If \( \cos2\alpha=\frac{3\cos2\beta-1}{3-\cos2\beta} \), Find \( \tan\alpha \)
Question
If \(\alpha\) and \(\beta\) are acute angles satisfying
\[ \cos2\alpha = \frac{3\cos2\beta-1} {3-\cos2\beta}, \]
then \(\tan\alpha\) is equal to
(a) \(\sqrt2\tan\beta\)
(b) \(\frac1{\sqrt2}\tan\beta\)
(c) \(\sqrt2\cot\beta\)
(d) \(\frac1{\sqrt2}\cot\beta\)
Solution
Use the identity
\[ \cos2\theta=\frac{1-\tan^2\theta}{1+\tan^2\theta} \]
Let
\[ t=\tan\beta \]
Then
\[ \cos2\beta = \frac{1-t^2}{1+t^2} \]
Substitute into the given expression:
\[ \cos2\alpha = \frac{3\left(\frac{1-t^2}{1+t^2}\right)-1} {3-\left(\frac{1-t^2}{1+t^2}\right)} \]

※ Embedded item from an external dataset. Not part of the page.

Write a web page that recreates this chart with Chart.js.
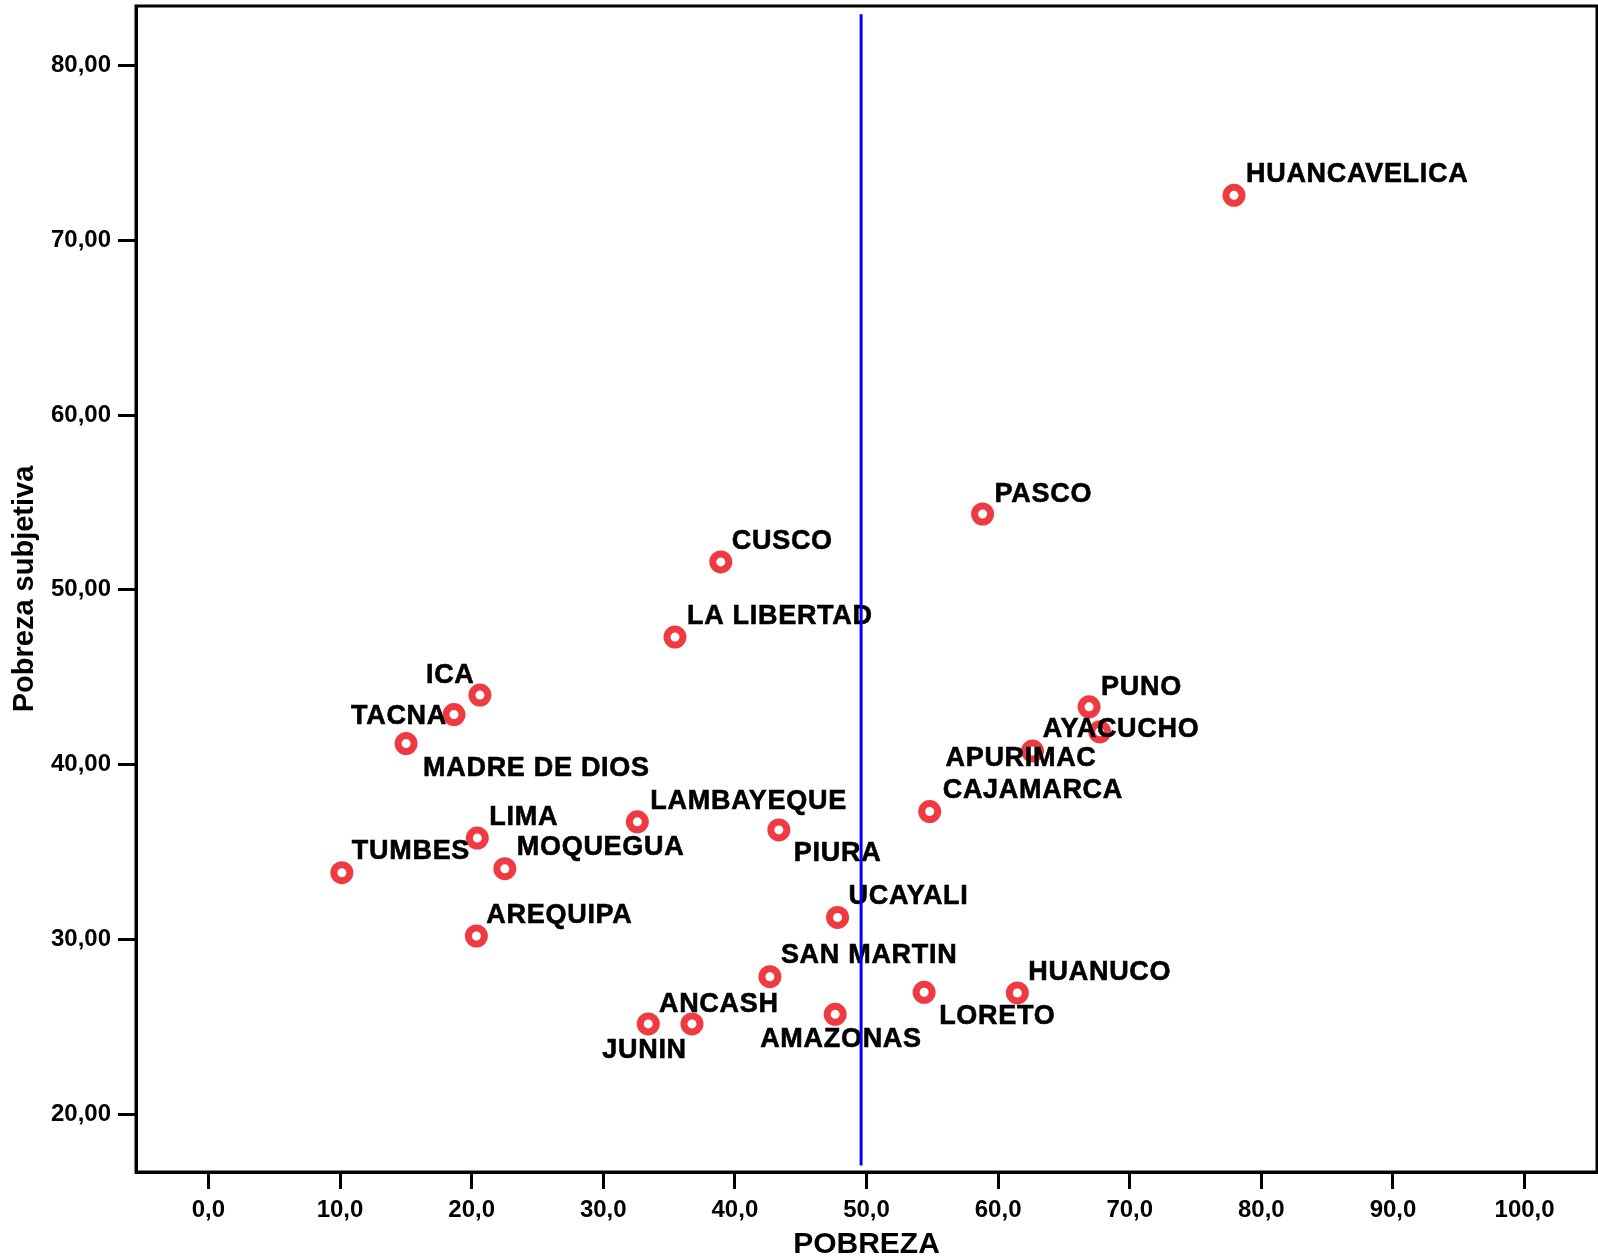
<!DOCTYPE html>
<html>
<head>
<meta charset="utf-8">
<script src="https://cdn.jsdelivr.net/npm/chart.js@4"></script>
<style>
    html, body { margin: 0; padding: 0; background: #fff; }
    #wrap { width: 1598px; height: 1260px; }
</style>
</head>
<body>
<div id="wrap"><canvas id="scatterChart" width="1598" height="1260"></canvas></div>
<script>
// departamentos y sus valores
const departamentos = ['HUANCAVELICA', 'PASCO', 'CUSCO', 'LA LIBERTAD', 'ICA', 'TACNA', 'MADRE DE DIOS',
    'PUNO', 'AYACUCHO', 'APURIMAC', 'CAJAMARCA', 'LAMBAYEQUE', 'PIURA', 'LIMA', 'MOQUEGUA', 'TUMBES',
    'UCAYALI', 'AREQUIPA', 'SAN MARTIN', 'LORETO', 'HUANUCO', 'AMAZONAS', 'JUNIN', 'ANCASH'];
const pobreza = [77.92, 58.82, 38.93, 35.45, 20.63, 18.66, 15.02,
    66.91, 67.72, 62.61, 54.80, 32.59, 43.34, 20.43, 22.52, 10.14,
    47.80, 20.36, 42.66, 54.38, 61.46, 47.62, 33.42, 36.74];
const pobrezaSubjetiva = [72.57, 54.34, 51.60, 47.30, 43.98, 42.87, 41.21,
    43.31, 41.88, 40.78, 37.32, 36.73, 36.27, 35.80, 34.05, 33.82,
    31.26, 30.20, 27.87, 26.98, 26.94, 25.72, 25.17, 25.17];

// linea de referencia (promedio de pobreza)
const refLineX = [49.59, 49.59];
const refLineY = [17.07, 82.93];

// ticks
const xTicks = [0, 10, 20, 30, 40, 50, 60, 70, 80, 90, 100];
const yTicks = [20, 30, 40, 50, 60, 70, 80];

// label placement relative to marker (px): [dx, dy of text center]
const labelOffsets = [
    [12, -23], [12, -22], [11, -23], [12, -23], [-54, -22], [-103, 0], [17, 23],
    [12, -21], [-57, -4], [-87, 5], [13, -23], [13, -22], [15, 22], [12, -23], [12, -23], [10, -23],
    [11, -23], [10, -23], [11, -23], [15, 22], [11, -23], [-75, 23], [-46, 24], [-33, -22]
];

const FONT = '"Liberation Sans", Arial, sans-serif';

const pointLabels = {
    id: 'pointLabels',
    afterDatasetDraw(chart, args) {
        if (args.index !== 1) return;
        const ctx = chart.ctx;
        const meta = chart.getDatasetMeta(1);
        ctx.save();
        ctx.font = 'bold 27px ' + FONT;
        ctx.letterSpacing = '0.7px';
        ctx.fillStyle = '#000';
        ctx.strokeStyle = '#000';
        ctx.lineWidth = 0.6;
        ctx.textAlign = 'left';
        ctx.textBaseline = 'alphabetic';
        meta.data.forEach((pt, i) => {
            const [dx, dy] = labelOffsets[i];
            ctx.fillText(departamentos[i], pt.x + dx, pt.y + dy + 9.6);
            ctx.strokeText(departamentos[i], pt.x + dx, pt.y + dy + 9.6);
        });
        ctx.restore();
    }
};

const frame = {
    id: 'frame',
    afterDraw(chart) {
        const { ctx, chartArea } = chart;
        ctx.save();
        ctx.strokeStyle = '#000';
        ctx.lineWidth = 3;
        ctx.strokeRect(chartArea.left, chartArea.top, chartArea.right - chartArea.left, chartArea.bottom - chartArea.top);
        ctx.restore();
    }
};

const commaFmt = (v, d) => v.toFixed(d).replace('.', ',');

const ctx = document.getElementById('scatterChart').getContext('2d');
new Chart(ctx, {
    type: 'scatter',
    data: {
        datasets: [
            {
                type: 'line',
                label: 'ref',
                data: refLineX.map((x, i) => ({ x: x, y: refLineY[i] })),
                borderColor: '#0000ff',
                borderWidth: 3,
                pointRadius: 0,
                fill: false
            },
            {
                label: 'Departamentos',
                data: pobreza.map((x, i) => ({ x: x, y: pobrezaSubjetiva[i] })),
                pointStyle: 'circle',
                pointRadius: 8,
                pointHoverRadius: 8,
                borderWidth: 7,
                pointBorderWidth: 7,
                borderColor: '#ef3a42',
                backgroundColor: '#ffffff'
            }
        ]
    },
    options: {
        responsive: false,
        animation: false,
        devicePixelRatio: 1,
        layout: { autoPadding: false, padding: { top: 6, right: 1, left: 0, bottom: 0 } },
        plugins: {
            legend: { display: false },
            tooltip: { enabled: false }
        },
        scales: {
            x: {
                type: 'linear',
                position: 'bottom',
                min: -5.5,
                max: 105.5,
                afterBuildTicks: scale => { scale.ticks = xTicks.map(v => ({ value: v })); },
                afterFit: scale => {
                    scale.height = 88;
                    scale.paddingLeft = 0;
                    scale.paddingRight = 0;
                },
                ticks: {
                    color: '#000',
                    font: { family: FONT, size: 24, weight: 'bold' },
                    padding: 7,
                    maxRotation: 0,
                    callback: v => commaFmt(v, 1)
                },
                grid: { drawOnChartArea: false, drawTicks: true, tickLength: 17, tickWidth: 3, tickColor: '#000' },
                border: { display: true, color: '#000', width: 3 },
                title: {
                    display: true,
                    text: 'POBREZA',
                    color: '#000',
                    font: { family: FONT, size: 30, weight: 'bold', lineHeight: 1 },
                    padding: { top: 0, bottom: 0 }
                }
            },
            y: {
                type: 'linear',
                min: 16.7,
                max: 83.4,
                afterBuildTicks: scale => { scale.ticks = yTicks.map(v => ({ value: v })); },
                afterFit: scale => {
                    scale.width = 136;
                    scale.paddingTop = 0;
                    scale.paddingBottom = 0;
                },
                ticks: {
                    color: '#000',
                    font: { family: FONT, size: 24, weight: 'bold' },
                    padding: 7,
                    callback: v => commaFmt(v, 2)
                },
                grid: { drawOnChartArea: false, drawTicks: true, tickLength: 18, tickWidth: 3, tickColor: '#000' },
                border: { display: true, color: '#000', width: 3 },
                title: {
                    display: true,
                    text: 'Pobreza subjetiva',
                    color: '#000',
                    font: { family: FONT, size: 29, weight: 'bold', lineHeight: 1 },
                    padding: { top: 10, bottom: 0 }
                }
            }
        }
    },
    plugins: [pointLabels, frame]
});
</script>
</body>
</html>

\[ = \frac{\frac{3-3t^2-(1+t^2)}{1+t^2}} {\frac{3(1+t^2)-(1-t^2)}{1+t^2}} \]
\[ = \frac{2-4t^2}{2+4t^2} \]
\[ = \frac{1-2t^2}{1+2t^2} \]
Comparing with
\[ \cos2\alpha = \frac{1-\tan^2\alpha} {1+\tan^2\alpha}, \]
we obtain
\[ \tan^2\alpha = 2t^2 = 2\tan^2\beta \]
Since \(\alpha\) and \(\beta\) are acute angles,
\[ \tan\alpha = \sqrt2\,\tan\beta \]
Final Answer
\[ \boxed{\tan\alpha=\sqrt2\,\tan\beta} \]
Hence, the correct option is (a) \(\sqrt2\tan\beta\).